WHAT YOU WILL DO: Please count the lines in the listing below where the word "this" appears. Give the number only.

EXERCISE INPUT:
** Start **
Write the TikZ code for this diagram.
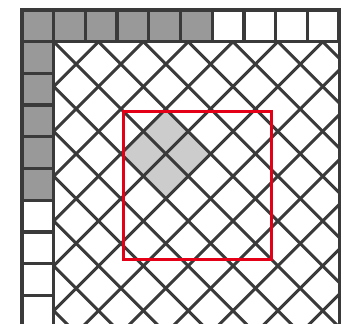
\documentclass[tikz,border=0pt]{standalone}
\usepackage{xcolor}
\definecolor{linegray}{RGB}{58,58,58}
\definecolor{cellgray}{RGB}{153,153,153}
\definecolor{tilegray}{RGB}{204,204,204}
\definecolor{markred}{RGB}{228,0,22}

\begin{document}
\begin{tikzpicture}[x=0.03cm, y=-0.03cm]
\tikzstyle{cell} = [draw=linegray, line width=0.1cm, fill=white]
\tikzstyle{graycell} = [cell, fill=cellgray]
\tikzstyle{tile} = [draw=linegray, line width=0.09cm]
\tikzstyle{marker} = [draw=markred, line width=0.09cm]

\clip (0,0) rectangle (347,323);

% Shaded tiles
\fill[tilegray] (165.8,109) -- (210.6,153.8) -- (165.8,198.6) -- (121,153.8) -- cycle;

% Diagonal tiles
\begin{scope}
\clip (53.7,41.7) rectangle (339,340);
\foreach \k in {-8,...,14} {
  \draw[tile] ({53.7+44.83*\k},41.7) -- ++(400,400);
  \draw[tile] ({53.7+44.83*\k},41.7) -- ++(-400,400);
}
\end{scope}
\draw[tile] (339,41.7) -- (339,340);

% Marker
\draw[marker] (123,111) rectangle (271,259);

% Border cells
\foreach \i in {0,...,5} \draw[graycell] ({22+31.7*\i},10) rectangle ++(31.7,31.7);
\foreach \i in {6,...,9} \draw[cell] ({22+31.7*\i},10) rectangle ++(31.7,31.7);
\foreach \j in {1,...,5} \draw[graycell] (22,{10+31.7*\j}) rectangle ++(31.7,31.7);
\foreach \j in {6,...,9} \draw[cell] (22,{10+31.7*\j}) rectangle ++(31.7,31.7);
\end{tikzpicture}
\end{document}
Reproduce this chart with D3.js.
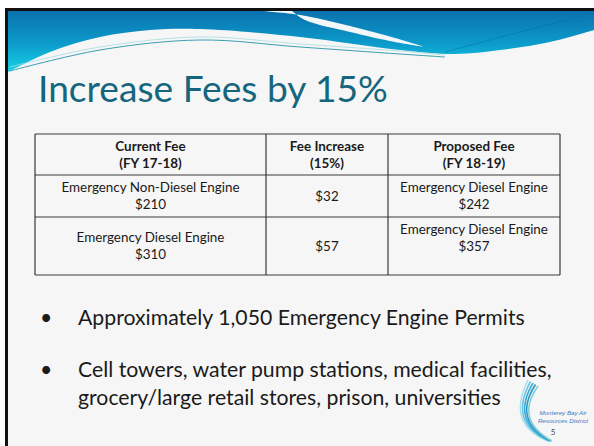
<!DOCTYPE html>
<html>
<head>
<meta charset="utf-8">
<script src="https://cdn.jsdelivr.net/npm/d3@7"></script>
<style>
  html, body { margin: 0; padding: 0; background: #fff; }
  svg { display: block; }
</style>
</head>
<body>
<div id="slide"></div>
<script>
// ---- data ----
var title = "Increase Fees by 15%";
var headers = [["Current Fee", "(FY 17-18)"], ["Fee Increase", "(15%)"], ["Proposed Fee", "(FY 18-19)"]];
var currentFee = [["Emergency Non-Diesel Engine", "$210"], ["Emergency Diesel Engine", "$310"]];
var feeIncrease = [["$32"], ["$57"]];
var proposedFee = [["Emergency Diesel Engine", "$242"], ["Emergency Diesel Engine", "$357", ""]];
var bullets = [
    ["Approximately 1,050 Emergency Engine Permits"],
    ["Cell towers, water pump stations, medical facilities,", "grocery/large retail stores, prison, universities"]
];
var logoLines = ["Monterey Bay Air", "Resources District"];
var pageNumber = "5";

// ---- layout ----
var width = 594, height = 446;
var font = "Lato, 'Open Sans', sans-serif";
var colWidths = [231, 122, 172];
var rowHeights = [41, 42, 58];
var table = {left: 35, top: 134};
var lineH = 17;

var svg = d3.select("#slide").append("svg")
    .attr("width", width)
    .attr("height", height);

var defs = svg.append("defs");
var grad = defs.append("linearGradient")
    .attr("id", "bannerGrad")
    .attr("gradientUnits", "userSpaceOnUse")
    .attr("x1", 0).attr("y1", 11).attr("x2", 0).attr("y2", 72);
grad.append("stop").attr("offset", "0%").attr("stop-color", "#0a72ae");
grad.append("stop").attr("offset", "55%").attr("stop-color", "#0c9ccc");
grad.append("stop").attr("offset", "100%").attr("stop-color", "#16d4e6");

// slide background + frame
svg.append("rect").attr("x", 6).attr("y", 9).attr("width", width).attr("height", height)
    .attr("fill", "#f6f6f6");
svg.append("rect").attr("x", 5).attr("y", 8).attr("width", width).attr("height", 3).attr("fill", "#111");
svg.append("rect").attr("x", 5).attr("y", 8).attr("width", 3).attr("height", height).attr("fill", "#111");

// ---- banner wave ----
var curve = d3.line().curve(d3.curveCatmullRom.alpha(0.5));
var waveBottom = [[594, 30], [550, 42], [500, 50], [455, 54], [400, 50], [300, 37], [200, 29], [150, 30], [100, 37], [50, 52], [8, 72]];
svg.append("path")
    .attr("d", "M8,11L594,11L" + curve(waveBottom).slice(1) + "Z")
    .attr("fill", "url(#bannerGrad)");

// white swoosh across the blue
var swooshTop = [[262, 11], [300, 15], [350, 26], [395, 38], [425, 47]];
var swooshBot = [[425, 47], [395, 42], [350, 32], [305, 20], [292, 11]];
svg.append("path")
    .attr("d", curve(swooshTop) + "L" + curve(swooshBot).slice(1) + "Z")
    .attr("fill", "#f3f7f9");

// thin lines under the wave
svg.append("path")
    .attr("d", curve([[10, 67], [100, 47], [200, 37], [300, 44], [400, 51], [445, 55]]))
    .attr("fill", "none").attr("stroke", "#a8dbe2").attr("stroke-width", 0.8);
svg.append("path")
    .attr("d", curve([[10, 71], [100, 50], [200, 40], [300, 47], [400, 54], [445, 57]]))
    .attr("fill", "none").attr("stroke", "#3a9fb0").attr("stroke-width", 1);
svg.append("path")
    .attr("d", curve([[445, 52], [520, 32], [594, 13]]))
    .attr("fill", "none").attr("stroke", "#0a6aa0").attr("stroke-width", 0.8).attr("opacity", 0.6);

// ---- title ----
var titleText = svg.append("text")
    .attr("x", 38)
    .attr("y", 102)
    .attr("font-family", font)
    .attr("font-size", 36)
    .attr("fill", "#15667c")
    .text(title);
fitWidth(titleText, 350);

// ---- table ----
var xEdges = [table.left];
colWidths.forEach(function (w, i) { xEdges.push(xEdges[i] + w); });
var yEdges = [table.top];
rowHeights.forEach(function (h, i) { yEdges.push(yEdges[i] + h); });

var x = d3.scaleOrdinal().domain([0, 1, 2]).range(xEdges.slice(0, 3));
var y = d3.scaleOrdinal().domain([0, 1, 2]).range(yEdges.slice(0, 3));

var cells = [];
headers.forEach(function (h, c) { cells.push({row: 0, col: c, lines: h, bold: true}); });
[currentFee, feeIncrease, proposedFee].forEach(function (col, c) {
    col.forEach(function (lines, r) { cells.push({row: r + 1, col: c, lines: lines, bold: false}); });
});

var grid = svg.append("g").attr("class", "grid");
grid.selectAll("line.h")
    .data(yEdges)
    .enter().append("line")
    .attr("class", "h")
    .attr("x1", xEdges[0]).attr("x2", xEdges[3])
    .attr("y1", function (d) { return d; }).attr("y2", function (d) { return d; })
    .attr("stroke", "#3a3a3a").attr("stroke-width", 1.2);
grid.selectAll("line.v")
    .data(xEdges)
    .enter().append("line")
    .attr("class", "v")
    .attr("y1", yEdges[0]).attr("y2", yEdges[3])
    .attr("x1", function (d) { return d; }).attr("x2", function (d) { return d; })
    .attr("stroke", "#3a3a3a").attr("stroke-width", 1.2);

// cell font sized so the longest label spans like the slide
var cellProbe = svg.append("text").attr("font-family", font).attr("font-size", 13)
    .text(currentFee[0][0]);
var cellSize = fitWidth(cellProbe, 178);
cellProbe.remove();

var cellText = svg.append("g").attr("class", "cells")
    .selectAll("text")
    .data(cells)
    .enter().append("text")
    .attr("text-anchor", "middle")
    .attr("font-family", font)
    .attr("font-size", cellSize)
    .attr("font-weight", function (d) { return d.bold ? 700 : 400; })
    .attr("fill", "#1a1a1a")
    .attr("transform", function (d) {
        var cx = x(d.col) + colWidths[d.col] / 2;
        var cy = y(d.row) + rowHeights[d.row] / 2 - (d.lines.length - 1) * lineH / 2 + 4.5;
        return "translate(" + cx + "," + cy + ")";
    });
cellText.selectAll("tspan")
    .data(function (d) { return d.lines; })
    .enter().append("tspan")
    .attr("x", 0)
    .attr("y", function (d, i) { return i * lineH; })
    .text(function (d) { return d; });

// ---- bullets ----
var bulletTops = [325, 377];
var bulletG = svg.append("g").attr("class", "bullets");
var probe = bulletG.append("text")
    .attr("font-family", font).attr("font-size", 21)
    .text(bullets[0][0]);
var bulletSize = fitWidth(probe, 447);
probe.remove();

bullets.forEach(function (b, i) {
    bulletG.append("text")
        .attr("x", 40).attr("y", bulletTops[i])
        .attr("font-family", font).attr("font-size", bulletSize)
        .attr("fill", "#1a1a1a")
        .text("\u2022");
    var t = bulletG.append("text")
        .attr("x", 78).attr("y", bulletTops[i])
        .attr("font-family", font).attr("font-size", bulletSize)
        .attr("fill", "#1a1a1a");
    t.selectAll("tspan").data(b).enter().append("tspan")
        .attr("x", 78)
        .attr("dy", function (d, j) { return j === 0 ? 0 : 28; })
        .text(function (d) { return d; });
});

// ---- logo ----
var logo = svg.append("g").attr("class", "logo");
var arcColors = ["#a9def0", "#6cc6e4", "#3aaed6", "#2f98c4", "#7fd0d8"];
arcColors.forEach(function (c, i) {
    var p = d3.path();
    p.moveTo(528 + i * 2.5, 380 + i * 1.5);
    p.quadraticCurveTo(506 + i * 2, 424 - i, 548 + i, 441);
    logo.append("path").attr("d", p.toString())
        .attr("fill", "none").attr("stroke", c).attr("stroke-width", 1.6);
});
logo.selectAll("text.name")
    .data(logoLines)
    .enter().append("text")
    .attr("class", "name")
    .attr("x", 563).attr("y", function (d, i) { return 415 + i * 8; })
    .attr("text-anchor", "middle")
    .attr("font-family", "'Liberation Sans', Arial, sans-serif")
    .attr("font-style", "italic")
    .attr("font-size", 6.2)
    .attr("fill", "#3a78c8")
    .text(function (d) { return d; });
logo.append("text")
    .attr("x", 553).attr("y", 435)
    .attr("text-anchor", "middle")
    .attr("font-family", font)
    .attr("font-size", 8)
    .attr("fill", "#444")
    .text(pageNumber);

function fitWidth(sel, w) {
    var len = sel.node().getComputedTextLength();
    var fs = parseFloat(sel.attr("font-size")) * w / len;
    sel.attr("font-size", fs);
    return fs;
}
</script>
</body>
</html>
** End **
REPLY TO THE EXERCISE: 2